SET EXERCISE: Working from the top of the listing below, retype each line through the line containing "theo = np.array([nd.inv_cdf((i", both included, with no pictures.

════════════════

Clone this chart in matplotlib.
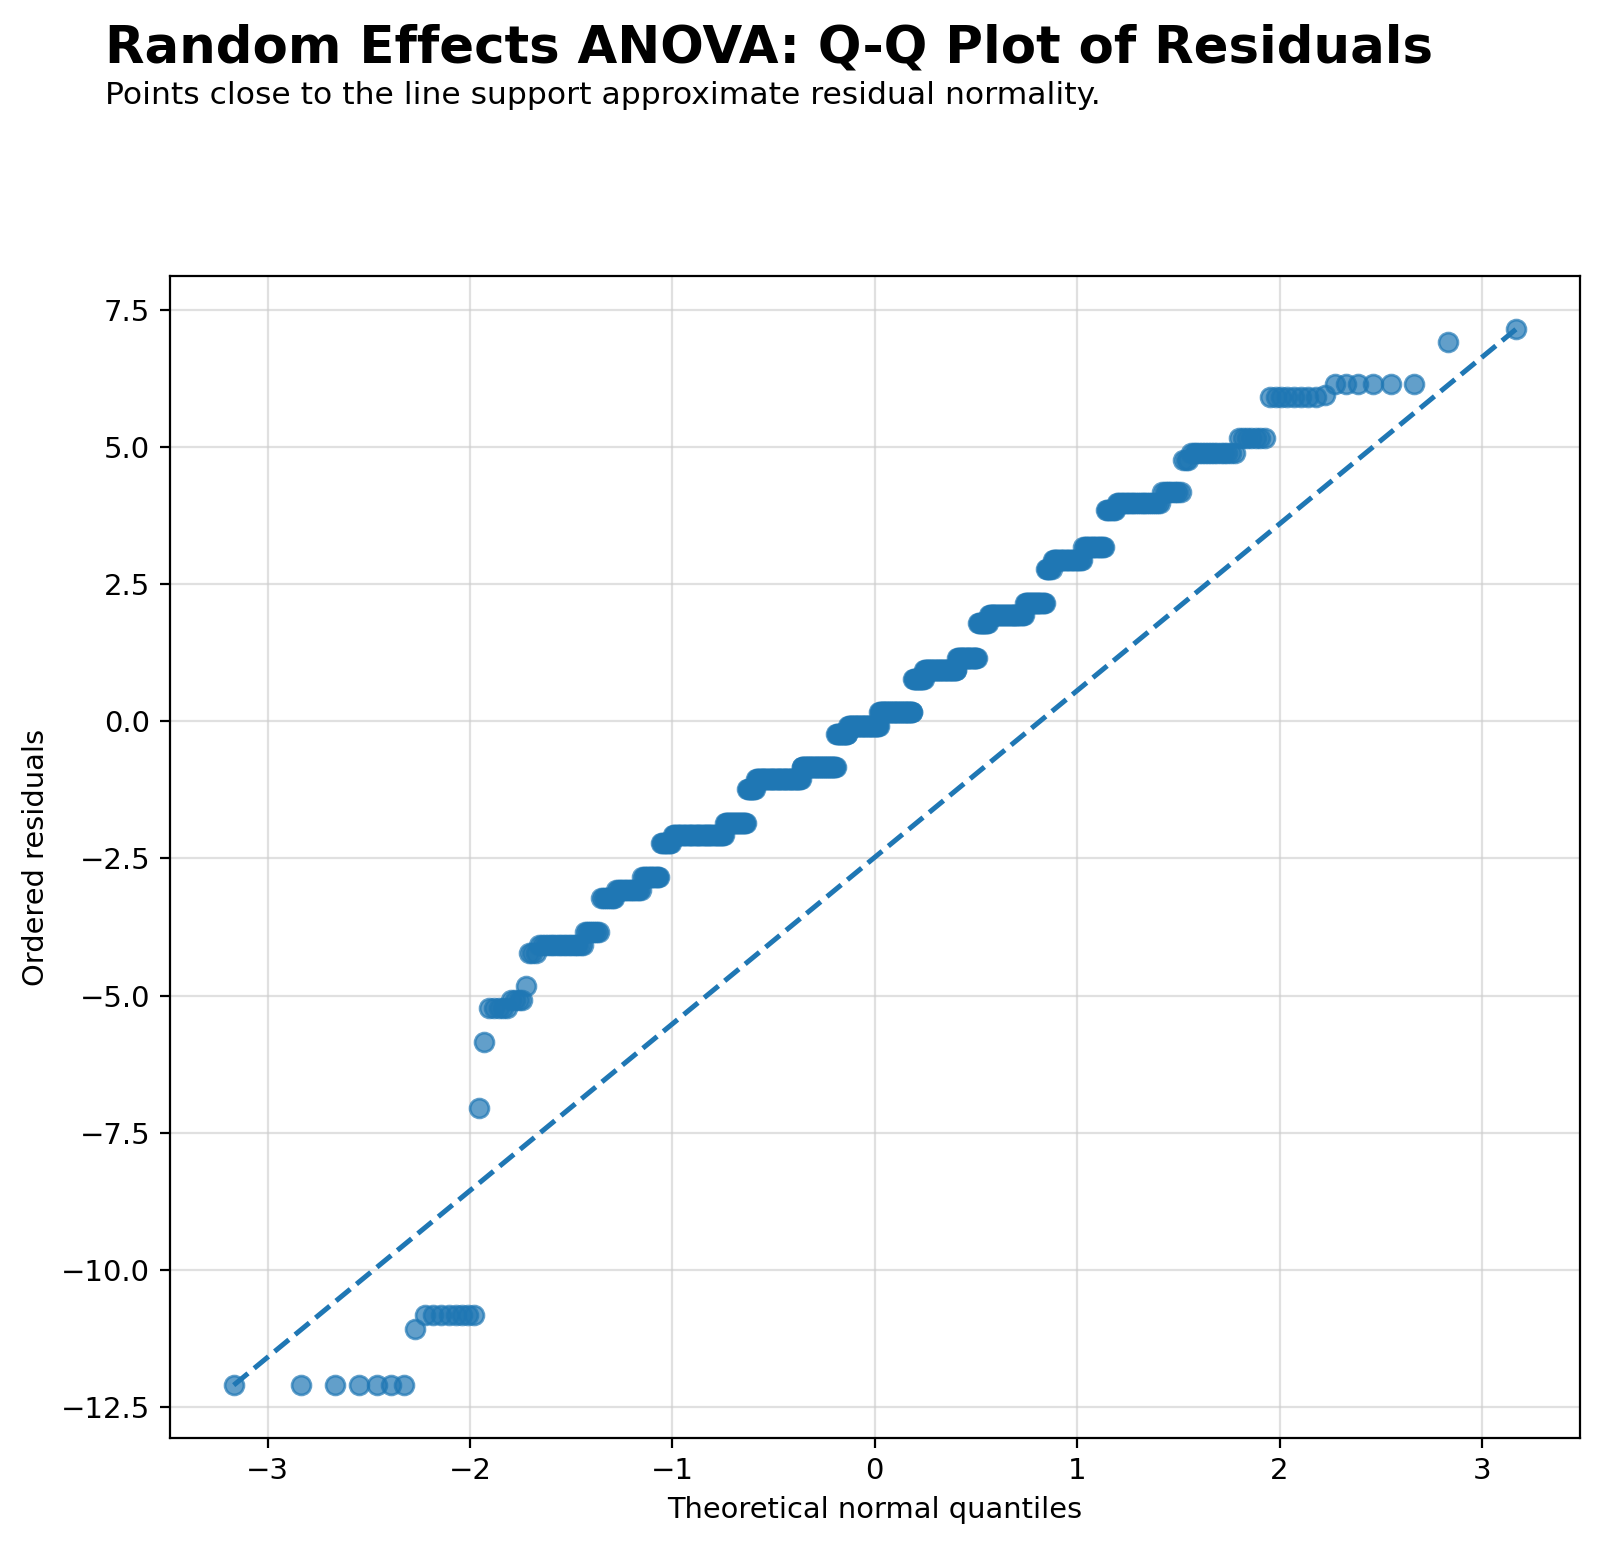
import numpy as np
import matplotlib
matplotlib.use("Agg")
import matplotlib.pyplot as plt
from statistics import NormalDist

# Distinct residual values (ordered) and how many residuals take each value
residual_levels = [-12.10, -11.08, -10.83, -7.05, -5.84, -5.22, -5.08, -4.83, -4.22,
                   -4.08, -3.84, -3.22, -3.08, -2.84, -2.23, -2.08, -1.85, -1.23,
                   -1.05, -0.835, -0.23, -0.08, 0.17, 0.775, 0.93, 1.15, 1.78, 1.93,
                   2.15, 2.78, 2.93, 3.18, 3.84, 3.97, 4.18, 4.75, 4.88, 5.15, 5.91,
                   5.94, 6.15, 6.91, 7.14]
level_counts = [7, 1, 8, 1, 1, 5, 4, 1, 3,
                18, 8, 8, 16, 13, 9, 46, 22, 10,
                52, 43, 15, 40, 43, 14, 40, 24, 12, 37,
                20, 6, 25, 16, 7, 25, 9, 3, 15, 7, 8,
                1, 6, 1, 1]

title = "Random Effects ANOVA: Q-Q Plot of Residuals"
subtitle = "Points close to the line support approximate residual normality."
xlabel = "Theoretical normal quantiles"
ylabel = "Ordered residuals"

resid = np.repeat(residual_levels, level_counts)
n = len(resid)
nd = NormalDist()
theo = np.array([nd.inv_cdf((i - 0.5) / n) for i in range(1, n + 1)])

color = "#1f77b4"
fig = plt.figure(figsize=(8, 7.745), dpi=200)
ax = fig.add_axes([0.106, 0.0717, 0.8815, 0.7498])
ax.scatter(theo, resid, s=46, color=color, alpha=0.7, edgecolors=color, linewidths=1.0, zorder=3)
ax.plot([theo[0], theo[-1]], [resid[0], resid[-1]], linestyle="--", color=color, linewidth=1.8, zorder=4)
ax.grid(True, color="#cccccc", alpha=0.6, linewidth=0.8)
ax.set_axisbelow(True)
ax.tick_params(labelsize=10.5)
ax.set_xlabel(xlabel, fontsize=10.4)
ax.set_ylabel(ylabel, fontsize=10.4)

fig.text(0.0655, 0.9595, title, fontsize=18.5, fontweight="bold", va="baseline", ha="left")
fig.text(0.0655, 0.9329, subtitle, fontsize=11.3, va="baseline", ha="left")

fig.savefig("out.png", dpi=200)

════════════════

ANSWER BELOW:
Clone this chart in matplotlib.
import numpy as np
import matplotlib
matplotlib.use("Agg")
import matplotlib.pyplot as plt
from statistics import NormalDist

# Distinct residual values (ordered) and how many residuals take each value
residual_levels = [-12.10, -11.08, -10.83, -7.05, -5.84, -5.22, -5.08, -4.83, -4.22,
                   -4.08, -3.84, -3.22, -3.08, -2.84, -2.23, -2.08, -1.85, -1.23,
                   -1.05, -0.835, -0.23, -0.08, 0.17, 0.775, 0.93, 1.15, 1.78, 1.93,
                   2.15, 2.78, 2.93, 3.18, 3.84, 3.97, 4.18, 4.75, 4.88, 5.15, 5.91,
                   5.94, 6.15, 6.91, 7.14]
level_counts = [7, 1, 8, 1, 1, 5, 4, 1, 3,
                18, 8, 8, 16, 13, 9, 46, 22, 10,
                52, 43, 15, 40, 43, 14, 40, 24, 12, 37,
                20, 6, 25, 16, 7, 25, 9, 3, 15, 7, 8,
                1, 6, 1, 1]

title = "Random Effects ANOVA: Q-Q Plot of Residuals"
subtitle = "Points close to the line support approximate residual normality."
xlabel = "Theoretical normal quantiles"
ylabel = "Ordered residuals"

resid = np.repeat(residual_levels, level_counts)
n = len(resid)
nd = NormalDist()
theo = np.array([nd.inv_cdf((i - 0.5) / n) for i in range(1, n + 1)])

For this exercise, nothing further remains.